The space agency wants commercial companies to take over launching its astronauts and cargo to the international space station. NASA followed its tradition of issuing two contracts for the same job to hedge its bet. The idea is that there should be more than one operational astronaut taxi so that orbital access is always available even when one of the contractors disappoints. Right out of the gate, Boeing got the better treatment from NASA. It got 4.3 billion dollars to finish developing the Starliner and to carry out six crewed missions while SpaceX got only 2.5 billion dollars for basically the same job! Not only that, Boeing got additional 300 million dollars to cover its expenses for overshooting its own project timeline. Boeing decided to launch its spacecraft atop a United Launch Alliance Atlas V rocket while SpaceX planned to blast off its own capsule called the Crew Dragon with its heavy-duty Falcon 9 booster rocket. From that moment onward, Boeing could not avoid the progress of its Starliner being compared with what SpaceX is achieving with its Crew Dragon capsule.
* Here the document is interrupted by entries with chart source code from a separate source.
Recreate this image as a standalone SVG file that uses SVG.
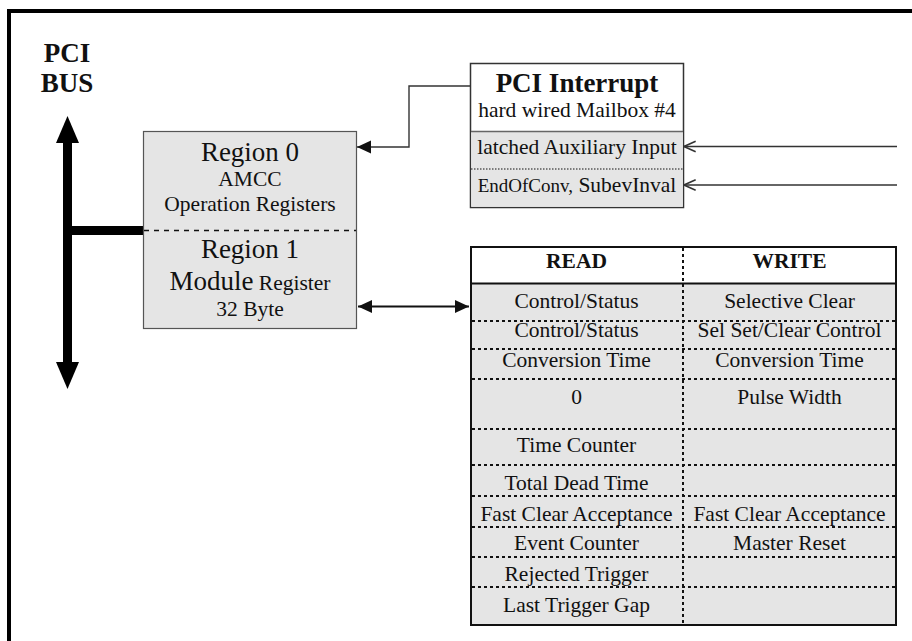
<svg xmlns="http://www.w3.org/2000/svg" width="912" height="641" viewBox="0 0 912 641">
<style>
text{font-family:"Liberation Serif","Times New Roman",serif;fill:#111;text-anchor:middle}
.b{font-weight:bold}
.s21{font-size:21.5px}
.s27{font-size:27px}
.box{fill:#e5e5e5;stroke:#555;stroke-width:1.2}
.dot{stroke:#111;stroke-width:2;stroke-dasharray:3 3;fill:none}
.conn{stroke:#333;stroke-width:1.4;fill:none}
</style>
<defs>
<marker id="fill" markerUnits="userSpaceOnUse" markerWidth="14" markerHeight="14" viewBox="0 0 12 12" refX="12" refY="6" orient="auto-start-reverse">
<path d="M0,0.5 L12,6 L0,11.5 Z" fill="#111"/>
</marker>
<marker id="open" markerUnits="userSpaceOnUse" markerWidth="14" markerHeight="14" viewBox="0 0 12 12" refX="11" refY="6" orient="auto">
<path d="M1,1.5 L11,6 L1,10.5" fill="none" stroke="#333" stroke-width="1.3"/>
</marker>
</defs>
<rect x="0" y="0" width="912" height="641" fill="#fff"/>
<path d="M9,645 L9,11 L916,11" fill="none" stroke="#000" stroke-width="4"/>

<g id="pci-bus">
<text class="b s27" x="67" y="62">PCI</text>
<text class="b s27" x="67" y="92">BUS</text>
<rect x="63" y="140" width="9" height="226" fill="#000"/>
<polygon points="67.5,116 56,143 79,143" fill="#000"/>
<polygon points="67.5,389 56,362 79,362" fill="#000"/>
<rect x="67" y="226" width="77" height="9" fill="#000"/>
</g>

<g id="regions">
<rect class="box" x="143.5" y="131.5" width="213" height="197"/>
<line x1="144" y1="230.5" x2="356" y2="230.5" stroke="#111" stroke-width="1.5" stroke-dasharray="5 5"/>
<text class="s27" x="250" y="160.5">Region 0</text>
<text class="s21" x="250" y="186">AMCC</text>
<text class="s21" x="250" y="211">Operation Registers</text>
<text class="s27" x="250" y="258">Region 1</text>
<text x="250" y="290"><tspan class="s27">Module</tspan><tspan class="s21"> Register</tspan></text>
<text class="s21" x="250" y="316">32 Byte</text>
</g>

<g id="pci-interrupt">
<rect x="470.5" y="63.5" width="213" height="144" fill="#fff" stroke="#333" stroke-width="1.5"/>
<rect x="471.2" y="131.5" width="211.6" height="75.3" fill="#e5e5e5"/>
<line x1="471" y1="131.5" x2="683" y2="131.5" stroke="#666" stroke-width="1.5"/>
<line x1="471" y1="169" x2="683" y2="169" stroke="#111" stroke-width="1" stroke-dasharray="1.5 1.5"/>
<text class="b" x="577" y="92" style="font-size:27px">PCI Interrupt</text>
<text class="s21" x="577" y="117">hard wired Mailbox #4</text>
<text class="s21" x="577" y="154">latched Auxiliary Input</text>
<text x="577" y="191.5"><tspan style="font-size:19px">EndOfConv,</tspan><tspan class="s21"> SubevInval</tspan></text>
</g>

<g id="register-table">
<rect x="471" y="247" width="425" height="378" fill="#e5e5e5" stroke="#111" stroke-width="2"/>
<rect x="472" y="248" width="423" height="35" fill="#fff"/>
<line x1="471" y1="283.5" x2="896" y2="283.5" stroke="#111" stroke-width="2"/>
<path class="dot" d="M472,321H895M472,349H895M472,379H895M472,429H895M472,465H895M472,496H895M472,527H895M472,557H895M472,587H895M683,248V624"/>
<text class="b s21" x="576.5" y="268">READ</text>
<text class="b s21" x="789.5" y="268">WRITE</text>
<g class="s21">
<text x="576.5" y="308">Control/Status</text>
<text x="789.5" y="308">Selective Clear</text>
<text x="576.5" y="337">Control/Status</text>
<text x="789.5" y="337">Sel Set/Clear Control</text>
<text x="576.5" y="367">Conversion Time</text>
<text x="789.5" y="367">Conversion Time</text>
<text x="576.5" y="404">0</text>
<text x="789.5" y="404">Pulse Width</text>
<text x="576.5" y="451.5">Time Counter</text>
<text x="576.5" y="490">Total Dead Time</text>
<text x="576.5" y="520.5">Fast Clear Acceptance</text>
<text x="789.5" y="520.5">Fast Clear Acceptance</text>
<text x="576.5" y="550">Event Counter</text>
<text x="789.5" y="550">Master Reset</text>
<text x="576.5" y="580.5">Rejected Trigger</text>
<text x="576.5" y="611.5">Last Trigger Gap</text>
</g>
</g>

<g id="connectors">
<path class="conn" d="M470,86 H409 V147 H357" marker-end="url(#fill)"/>
<line x1="358" y1="306.5" x2="469" y2="306.5" stroke="#111" stroke-width="2.2" marker-start="url(#fill)" marker-end="url(#fill)"/>
<line class="conn" x1="897" y1="146.5" x2="684" y2="146.5" marker-end="url(#open)"/>
<line class="conn" x1="897" y1="185" x2="684" y2="185" marker-end="url(#open)"/>
</g>
</svg>
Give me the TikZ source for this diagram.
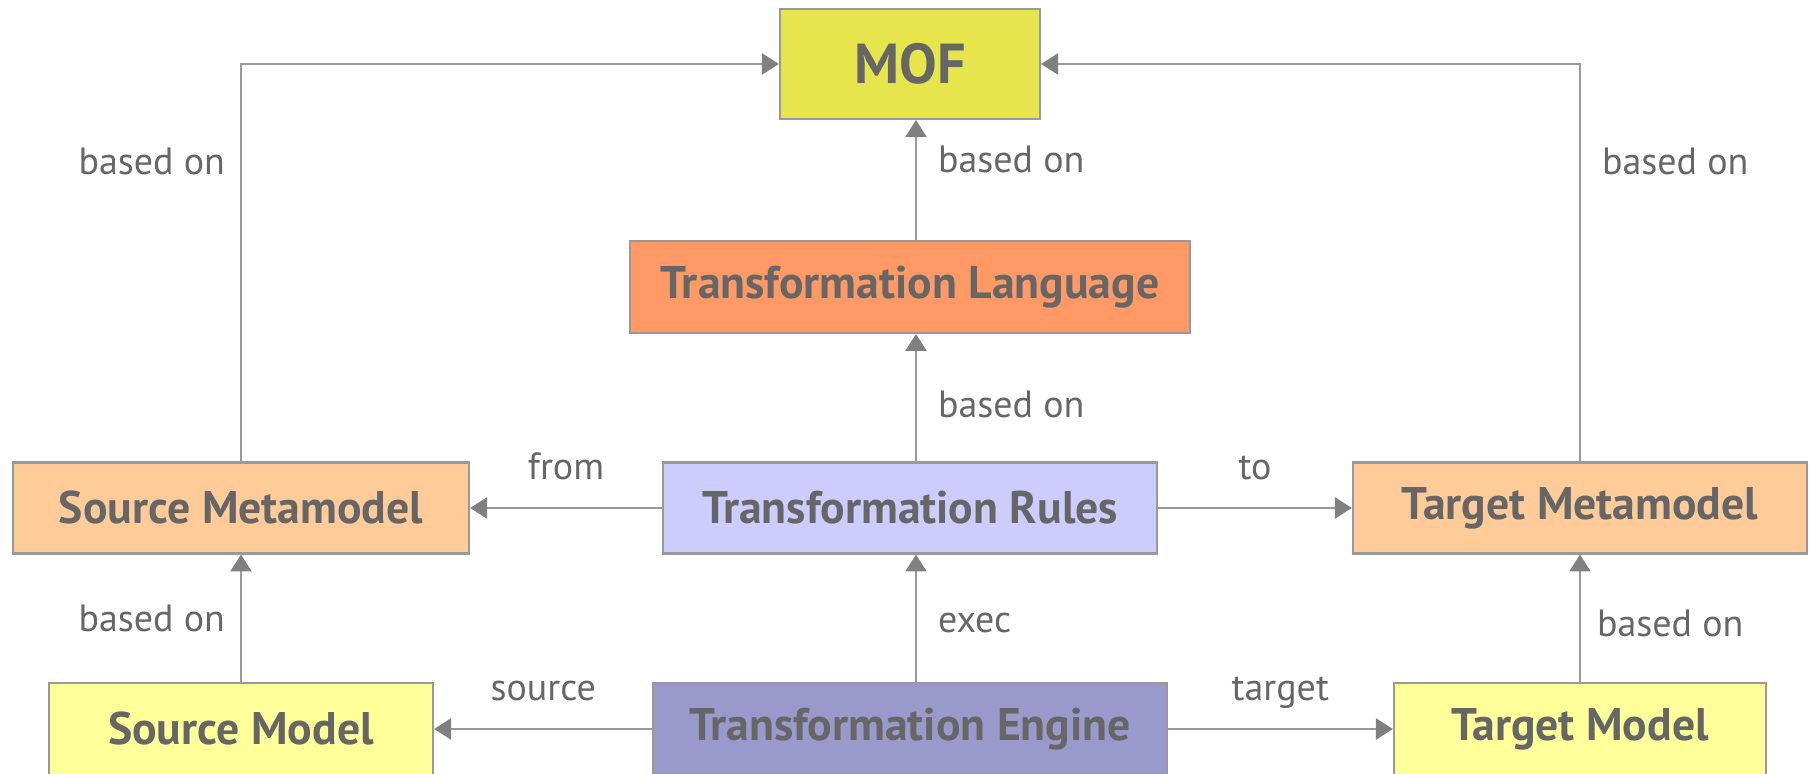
\documentclass[tikz,border=0pt]{standalone}
\usepackage{fontspec}
\setmainfont{PT Sans}
\usetikzlibrary{arrows.meta}
\definecolor{txt}{HTML}{666666}
\definecolor{edge}{HTML}{999999}
\definecolor{tipc}{HTML}{808080}
\definecolor{mofc}{HTML}{E6E64C}
\definecolor{langc}{HTML}{FF9966}
\definecolor{metac}{HTML}{FFCC99}
\definecolor{rulec}{HTML}{CCCCFF}
\definecolor{engc}{HTML}{9999CC}
\definecolor{modelc}{HTML}{FFFF99}

\begin{document}
\begin{tikzpicture}[
  x=0.01cm, y=-0.01cm,
  every node/.append style={text=txt},
  box/.style={draw=edge, line width=0.6pt, inner sep=0pt,
    font=\fontsize{13}{15}\selectfont\bfseries},
  link/.style={draw=edge, line width=0.6pt,
    -{Triangle[length=4.8pt,width=6pt,color=tipc]}},
  lbl/.style={inner sep=0pt, font=\fontsize{10.8}{12}\selectfont},
  lblr/.style={lbl, anchor=west, xshift=2.1mm},
  lbll/.style={lbl, anchor=east, xshift=-1.5mm},
  lbla/.style={lbl, anchor=base, yshift=2.8mm},
]
\useasboundingbox (0,0) rectangle (1815,774);
% --- top: MOF and the language ---
\node[box, fill=mofc, minimum width=2.6cm, minimum height=1.1cm,
  font=\fontsize{16}{18}\selectfont\bfseries] (mof) at (910,64) {MOF};
\node[box, fill=langc, minimum width=5.6cm, minimum height=0.92cm] (lang) at (910,287) {Transformation Language};
% --- middle row ---
\node[box, fill=metac, minimum width=4.56cm, minimum height=0.91cm] (srcmm) at (241,508) {Source Metamodel};
\node[box, fill=rulec, minimum width=4.94cm, minimum height=0.91cm] (rules) at (910,508) {Transformation Rules};
\node[box, fill=metac, minimum width=4.54cm, minimum height=0.91cm] (tgtmm) at (1580,508) {Target Metamodel};
% --- bottom row (cut off by the page edge) ---
\node[box, fill=modelc, minimum width=3.84cm, minimum height=0.92cm] (srcm) at (241,729) {Source Model};
\node[box, fill=engc, minimum width=5.13cm, minimum height=0.92cm] (eng) at (910,729) {Transformation Engine};
\node[box, fill=modelc, minimum width=3.72cm, minimum height=0.92cm] (tgtm) at (1580,729) {Target Model};
% --- based on links ---
\draw[link] (srcmm.north) |- node[lbll, pos=0.377] (l1) {based on} (mof.west);
\draw[link] (tgtmm.north) |- node[lblr, pos=0.377] (l2) {based on} (mof.east);
\draw[link] ([xshift=0.06cm]lang.north) -- node[lblr, pos=0.67] (l3) {based on} ([xshift=0.06cm]mof.south);
\draw[link] ([xshift=0.06cm]rules.north) -- node[lblr, pos=0.45] (l4) {based on} ([xshift=0.06cm]lang.south);
\draw[link] (srcm.north) -- node[lbll, pos=0.5] (l5) {based on} (srcmm.south);
\draw[link] (tgtm.north) -- node[lblr, pos=0.46, xshift=-0.05cm] (l6) {based on} (tgtmm.south);
% --- rules and engine ---
\draw[link] ([xshift=0.06cm]eng.north) -- node[lblr, pos=0.46] (l7) {exec} ([xshift=0.06cm]rules.south);
\draw[link] (rules.west) -- node[lbla] (l8) {from} (srcmm.east);
\draw[link] (rules.east) -- node[lbla] (l9) {to} (tgtmm.west);
\draw[link] (eng.west) -- node[lbla] (l10) {source} (srcm.east);
\draw[link] (eng.east) -- node[lbla] (l11) {target} (tgtm.west);
\end{tikzpicture}
\end{document}
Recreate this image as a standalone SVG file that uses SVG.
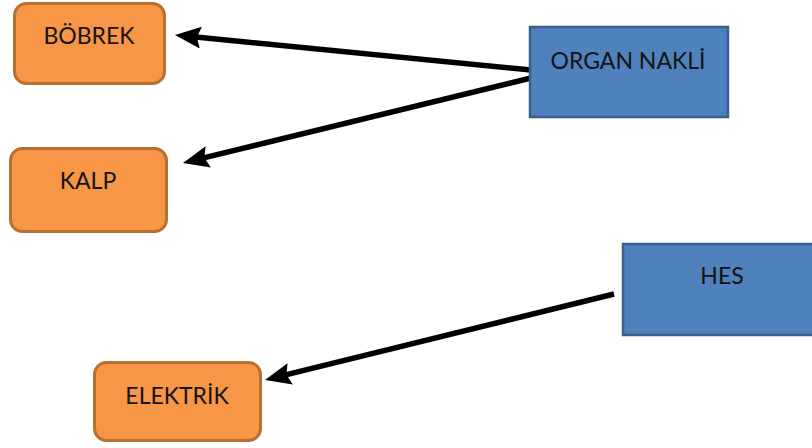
<svg xmlns="http://www.w3.org/2000/svg" width="812" height="448" viewBox="0 0 812 448">
<style>
.org{fill:#F79646;stroke:#B8702F;stroke-width:3}
.blu{fill:#4F81BD;stroke:#3A5F8C;stroke-width:2.5}
.t{font-family:Lato,"Liberation Sans",Arial,sans-serif;font-size:23px;fill:#141414;text-anchor:middle}
.c{stroke:#000;stroke-width:5.5;fill:none;marker-end:url(#ah)}
</style>
<defs>
<marker id="ah" markerUnits="userSpaceOnUse" markerWidth="26" markerHeight="22" viewBox="0 0 26 22" refX="10" refY="11" orient="auto">
<path d="M0,0 L26,11 L0,22 L4,11 z" fill="#000"/>
</marker>
</defs>
<rect width="812" height="448" fill="#fff"/>
<g id="connectors">
<line class="c" x1="531" y1="70" x2="190.9" y2="36.6"/>
<line class="c" x1="531" y1="78" x2="198.5" y2="159.2"/>
<line class="c" x1="614" y1="294" x2="280.5" y2="376.2"/>
</g>
<g id="bobrek"><rect class="org" x="14.5" y="3.5" width="150" height="80" rx="12"/><text class="t" x="89" y="44">BÖBREK</text></g>
<g id="kalp"><rect class="org" x="10.5" y="148.5" width="156" height="83" rx="12"/><text class="t" x="88" y="189">KALP</text></g>
<g id="organ"><rect class="blu" x="530" y="27" width="198" height="90"/><text class="t" x="628" y="69">ORGAN NAKLİ</text></g>
<g id="hes"><rect class="blu" x="623" y="244" width="200" height="91"/><text class="t" x="722" y="284">HES</text></g>
<g id="elektrik"><rect class="org" x="94.5" y="362.5" width="166" height="78" rx="12"/><text class="t" x="177" y="404">ELEKTRİK</text></g>
</svg>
Sadly, the comparison is pitiful. Granted, both contractors ended up falling behind their original schedule, due to a myriad of reasons. NASA wanted fights to commence in 2017 but space technology is not a walk in the park by any means as there are many possibilities for failure. For example, after acing its uncrewed test flight to the space station in March 2019, a Crew Dragon capsule exploded on the test stand a month later during engine trials. However, only one of the pair of contractors has delivered and it is not SpaceX. Boeing’s woes began even before getting to orbit. While testing the Starliner’s launch-abort engines in June 2019, a propellant leak caused the capsule’s development to be pushed back. Starliner did make it to orbit in December 2019, almost a decade after getting the contract.

However, it turned out to be a huge failure as the Starliner did not reach the International Space Station due to a timing glitch to cause it to burn fuel prematurely. Instead, the capsule returned to earth in a shortened test flight. In the post-flight analysis by Boeing and NASA, the team discovered over 80 corrective actions that Boeing had to take. The corrective actions covered integrated testing and simulation, processes and operations, software, the crew module communication system, and organization.

It took Boeing more than a year to fix all the corrections, including the ones it discovered on its own, and get the Starliner ready for another flight test, although it would use a new spacecraft. The second attempt at a Starliner flight was scheduled to take place before April 1st. However, the planned flight had to be postponed due to the widespread power outage that Texas suffered earlier this year. However, a string of hard luck and technical problems awaited the Starliner. The unscrewed flight scheduled for July 30 to verify the spacecraft systems had to be postponed because a week earlier, the space station was sent into a spin when a newly added Russian module, the Nauka, inadvertently fired its thrusters.